## [Your objective]
Your task is to repeat all of the data exactly while excluding the pictures.

## [Dataset extract]
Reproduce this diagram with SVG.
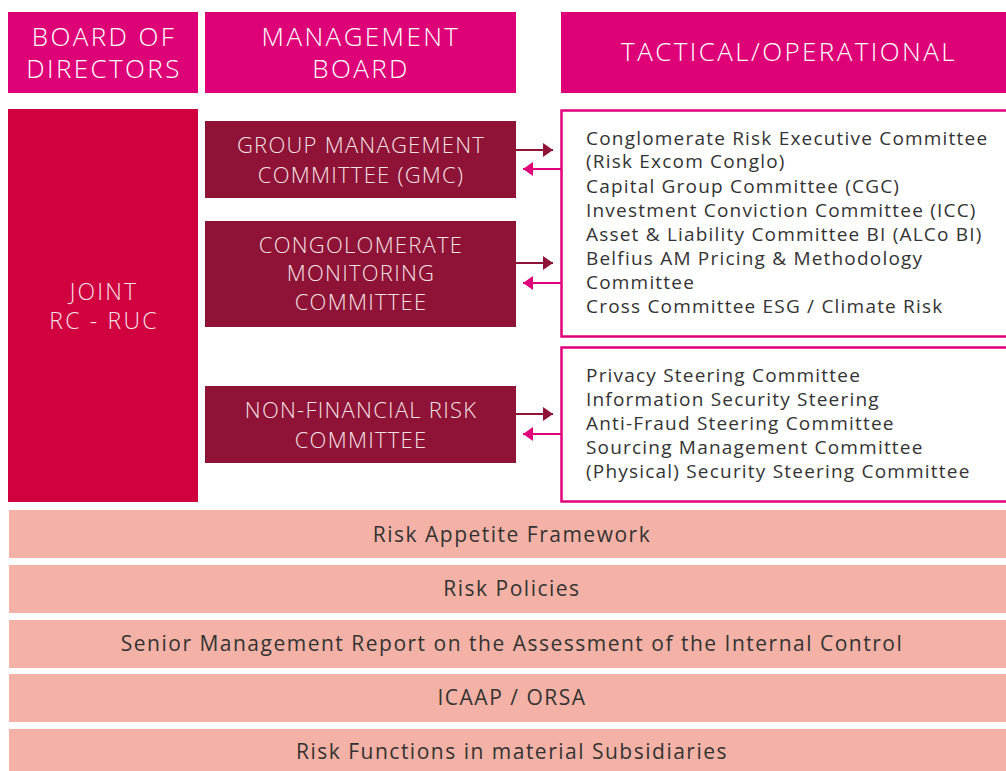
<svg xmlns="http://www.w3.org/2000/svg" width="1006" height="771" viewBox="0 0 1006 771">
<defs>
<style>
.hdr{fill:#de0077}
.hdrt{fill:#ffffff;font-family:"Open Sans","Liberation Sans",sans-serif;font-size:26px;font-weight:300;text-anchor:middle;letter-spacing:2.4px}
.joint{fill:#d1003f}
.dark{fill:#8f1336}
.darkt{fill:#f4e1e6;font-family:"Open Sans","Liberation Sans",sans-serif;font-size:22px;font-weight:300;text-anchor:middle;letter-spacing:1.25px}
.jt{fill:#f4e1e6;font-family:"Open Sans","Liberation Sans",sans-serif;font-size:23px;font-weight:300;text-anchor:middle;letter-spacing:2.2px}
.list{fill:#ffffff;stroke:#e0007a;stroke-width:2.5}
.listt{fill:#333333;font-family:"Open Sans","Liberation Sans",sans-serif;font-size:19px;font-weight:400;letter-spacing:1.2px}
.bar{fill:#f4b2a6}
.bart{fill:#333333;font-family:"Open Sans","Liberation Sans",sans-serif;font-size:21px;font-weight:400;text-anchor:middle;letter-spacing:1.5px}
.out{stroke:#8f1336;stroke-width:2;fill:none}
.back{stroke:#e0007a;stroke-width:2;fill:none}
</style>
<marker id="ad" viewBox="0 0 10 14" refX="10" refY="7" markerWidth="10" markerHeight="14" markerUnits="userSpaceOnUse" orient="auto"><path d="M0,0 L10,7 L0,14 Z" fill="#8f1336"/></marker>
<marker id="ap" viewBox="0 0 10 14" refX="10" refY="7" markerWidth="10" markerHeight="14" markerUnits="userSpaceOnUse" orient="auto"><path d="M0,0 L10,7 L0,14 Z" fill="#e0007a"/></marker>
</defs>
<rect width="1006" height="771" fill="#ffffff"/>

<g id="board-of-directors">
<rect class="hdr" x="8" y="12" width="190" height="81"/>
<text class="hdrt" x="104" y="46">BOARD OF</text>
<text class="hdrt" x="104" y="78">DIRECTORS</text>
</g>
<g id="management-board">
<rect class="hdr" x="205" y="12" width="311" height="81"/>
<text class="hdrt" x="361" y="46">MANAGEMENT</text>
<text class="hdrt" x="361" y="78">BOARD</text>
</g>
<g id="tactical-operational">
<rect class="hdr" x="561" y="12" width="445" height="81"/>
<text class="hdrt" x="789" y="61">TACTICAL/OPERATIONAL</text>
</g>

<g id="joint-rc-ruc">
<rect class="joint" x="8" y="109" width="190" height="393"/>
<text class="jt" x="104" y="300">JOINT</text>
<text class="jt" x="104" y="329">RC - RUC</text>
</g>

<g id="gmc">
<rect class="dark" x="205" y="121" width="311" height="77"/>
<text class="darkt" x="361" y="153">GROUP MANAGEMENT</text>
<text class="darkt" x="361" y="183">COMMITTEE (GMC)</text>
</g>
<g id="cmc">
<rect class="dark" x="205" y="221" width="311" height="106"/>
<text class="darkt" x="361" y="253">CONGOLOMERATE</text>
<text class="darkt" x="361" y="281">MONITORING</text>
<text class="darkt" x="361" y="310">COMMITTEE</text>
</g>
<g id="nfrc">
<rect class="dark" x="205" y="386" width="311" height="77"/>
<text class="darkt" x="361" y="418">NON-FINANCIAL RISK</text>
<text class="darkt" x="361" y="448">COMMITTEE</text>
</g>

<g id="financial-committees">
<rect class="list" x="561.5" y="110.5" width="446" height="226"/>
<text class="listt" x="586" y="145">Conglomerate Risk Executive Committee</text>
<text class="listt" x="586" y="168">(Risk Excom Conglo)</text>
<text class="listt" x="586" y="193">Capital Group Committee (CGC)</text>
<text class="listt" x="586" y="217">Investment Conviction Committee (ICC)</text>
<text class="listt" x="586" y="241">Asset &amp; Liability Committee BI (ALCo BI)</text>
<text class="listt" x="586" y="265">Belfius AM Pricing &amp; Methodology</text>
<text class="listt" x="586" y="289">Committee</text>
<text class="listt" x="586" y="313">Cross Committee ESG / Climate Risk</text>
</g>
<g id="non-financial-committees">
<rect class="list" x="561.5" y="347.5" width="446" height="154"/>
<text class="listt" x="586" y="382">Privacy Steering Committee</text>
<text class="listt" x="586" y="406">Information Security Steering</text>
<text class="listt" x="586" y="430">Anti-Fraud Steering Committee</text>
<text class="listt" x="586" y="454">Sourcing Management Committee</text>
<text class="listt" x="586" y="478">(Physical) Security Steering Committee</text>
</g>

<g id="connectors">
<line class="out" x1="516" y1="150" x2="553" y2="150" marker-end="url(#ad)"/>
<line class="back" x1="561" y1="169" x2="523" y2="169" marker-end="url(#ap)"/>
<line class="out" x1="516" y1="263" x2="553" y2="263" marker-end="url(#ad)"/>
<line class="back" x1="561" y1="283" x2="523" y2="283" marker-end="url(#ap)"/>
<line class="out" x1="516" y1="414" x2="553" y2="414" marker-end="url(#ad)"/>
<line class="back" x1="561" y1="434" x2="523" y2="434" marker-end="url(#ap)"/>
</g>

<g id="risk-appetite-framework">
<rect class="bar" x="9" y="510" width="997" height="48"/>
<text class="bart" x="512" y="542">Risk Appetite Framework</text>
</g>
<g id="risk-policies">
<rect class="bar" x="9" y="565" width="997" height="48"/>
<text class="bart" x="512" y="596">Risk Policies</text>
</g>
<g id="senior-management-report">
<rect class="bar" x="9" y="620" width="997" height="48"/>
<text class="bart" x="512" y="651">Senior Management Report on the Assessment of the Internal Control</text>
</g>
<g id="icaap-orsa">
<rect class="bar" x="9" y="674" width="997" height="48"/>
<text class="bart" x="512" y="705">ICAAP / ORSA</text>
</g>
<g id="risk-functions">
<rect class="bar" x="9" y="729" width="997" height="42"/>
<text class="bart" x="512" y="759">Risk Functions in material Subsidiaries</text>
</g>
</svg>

## [Task solution]
Reproduce this diagram with SVG.
<svg xmlns="http://www.w3.org/2000/svg" width="1006" height="771" viewBox="0 0 1006 771">
<defs>
<style>
.hdr{fill:#de0077}
.hdrt{fill:#ffffff;font-family:"Open Sans","Liberation Sans",sans-serif;font-size:26px;font-weight:300;text-anchor:middle;letter-spacing:2.4px}
.joint{fill:#d1003f}
.dark{fill:#8f1336}
.darkt{fill:#f4e1e6;font-family:"Open Sans","Liberation Sans",sans-serif;font-size:22px;font-weight:300;text-anchor:middle;letter-spacing:1.25px}
.jt{fill:#f4e1e6;font-family:"Open Sans","Liberation Sans",sans-serif;font-size:23px;font-weight:300;text-anchor:middle;letter-spacing:2.2px}
.list{fill:#ffffff;stroke:#e0007a;stroke-width:2.5}
.listt{fill:#333333;font-family:"Open Sans","Liberation Sans",sans-serif;font-size:19px;font-weight:400;letter-spacing:1.2px}
.bar{fill:#f4b2a6}
.bart{fill:#333333;font-family:"Open Sans","Liberation Sans",sans-serif;font-size:21px;font-weight:400;text-anchor:middle;letter-spacing:1.5px}
.out{stroke:#8f1336;stroke-width:2;fill:none}
.back{stroke:#e0007a;stroke-width:2;fill:none}
</style>
<marker id="ad" viewBox="0 0 10 14" refX="10" refY="7" markerWidth="10" markerHeight="14" markerUnits="userSpaceOnUse" orient="auto"><path d="M0,0 L10,7 L0,14 Z" fill="#8f1336"/></marker>
<marker id="ap" viewBox="0 0 10 14" refX="10" refY="7" markerWidth="10" markerHeight="14" markerUnits="userSpaceOnUse" orient="auto"><path d="M0,0 L10,7 L0,14 Z" fill="#e0007a"/></marker>
</defs>
<rect width="1006" height="771" fill="#ffffff"/>

<g id="board-of-directors">
<rect class="hdr" x="8" y="12" width="190" height="81"/>
<text class="hdrt" x="104" y="46">BOARD OF</text>
<text class="hdrt" x="104" y="78">DIRECTORS</text>
</g>
<g id="management-board">
<rect class="hdr" x="205" y="12" width="311" height="81"/>
<text class="hdrt" x="361" y="46">MANAGEMENT</text>
<text class="hdrt" x="361" y="78">BOARD</text>
</g>
<g id="tactical-operational">
<rect class="hdr" x="561" y="12" width="445" height="81"/>
<text class="hdrt" x="789" y="61">TACTICAL/OPERATIONAL</text>
</g>

<g id="joint-rc-ruc">
<rect class="joint" x="8" y="109" width="190" height="393"/>
<text class="jt" x="104" y="300">JOINT</text>
<text class="jt" x="104" y="329">RC - RUC</text>
</g>

<g id="gmc">
<rect class="dark" x="205" y="121" width="311" height="77"/>
<text class="darkt" x="361" y="153">GROUP MANAGEMENT</text>
<text class="darkt" x="361" y="183">COMMITTEE (GMC)</text>
</g>
<g id="cmc">
<rect class="dark" x="205" y="221" width="311" height="106"/>
<text class="darkt" x="361" y="253">CONGOLOMERATE</text>
<text class="darkt" x="361" y="281">MONITORING</text>
<text class="darkt" x="361" y="310">COMMITTEE</text>
</g>
<g id="nfrc">
<rect class="dark" x="205" y="386" width="311" height="77"/>
<text class="darkt" x="361" y="418">NON-FINANCIAL RISK</text>
<text class="darkt" x="361" y="448">COMMITTEE</text>
</g>

<g id="financial-committees">
<rect class="list" x="561.5" y="110.5" width="446" height="226"/>
<text class="listt" x="586" y="145">Conglomerate Risk Executive Committee</text>
<text class="listt" x="586" y="168">(Risk Excom Conglo)</text>
<text class="listt" x="586" y="193">Capital Group Committee (CGC)</text>
<text class="listt" x="586" y="217">Investment Conviction Committee (ICC)</text>
<text class="listt" x="586" y="241">Asset &amp; Liability Committee BI (ALCo BI)</text>
<text class="listt" x="586" y="265">Belfius AM Pricing &amp; Methodology</text>
<text class="listt" x="586" y="289">Committee</text>
<text class="listt" x="586" y="313">Cross Committee ESG / Climate Risk</text>
</g>
<g id="non-financial-committees">
<rect class="list" x="561.5" y="347.5" width="446" height="154"/>
<text class="listt" x="586" y="382">Privacy Steering Committee</text>
<text class="listt" x="586" y="406">Information Security Steering</text>
<text class="listt" x="586" y="430">Anti-Fraud Steering Committee</text>
<text class="listt" x="586" y="454">Sourcing Management Committee</text>
<text class="listt" x="586" y="478">(Physical) Security Steering Committee</text>
</g>

<g id="connectors">
<line class="out" x1="516" y1="150" x2="553" y2="150" marker-end="url(#ad)"/>
<line class="back" x1="561" y1="169" x2="523" y2="169" marker-end="url(#ap)"/>
<line class="out" x1="516" y1="263" x2="553" y2="263" marker-end="url(#ad)"/>
<line class="back" x1="561" y1="283" x2="523" y2="283" marker-end="url(#ap)"/>
<line class="out" x1="516" y1="414" x2="553" y2="414" marker-end="url(#ad)"/>
<line class="back" x1="561" y1="434" x2="523" y2="434" marker-end="url(#ap)"/>
</g>

<g id="risk-appetite-framework">
<rect class="bar" x="9" y="510" width="997" height="48"/>
<text class="bart" x="512" y="542">Risk Appetite Framework</text>
</g>
<g id="risk-policies">
<rect class="bar" x="9" y="565" width="997" height="48"/>
<text class="bart" x="512" y="596">Risk Policies</text>
</g>
<g id="senior-management-report">
<rect class="bar" x="9" y="620" width="997" height="48"/>
<text class="bart" x="512" y="651">Senior Management Report on the Assessment of the Internal Control</text>
</g>
<g id="icaap-orsa">
<rect class="bar" x="9" y="674" width="997" height="48"/>
<text class="bart" x="512" y="705">ICAAP / ORSA</text>
</g>
<g id="risk-functions">
<rect class="bar" x="9" y="729" width="997" height="42"/>
<text class="bart" x="512" y="759">Risk Functions in material Subsidiaries</text>
</g>
</svg>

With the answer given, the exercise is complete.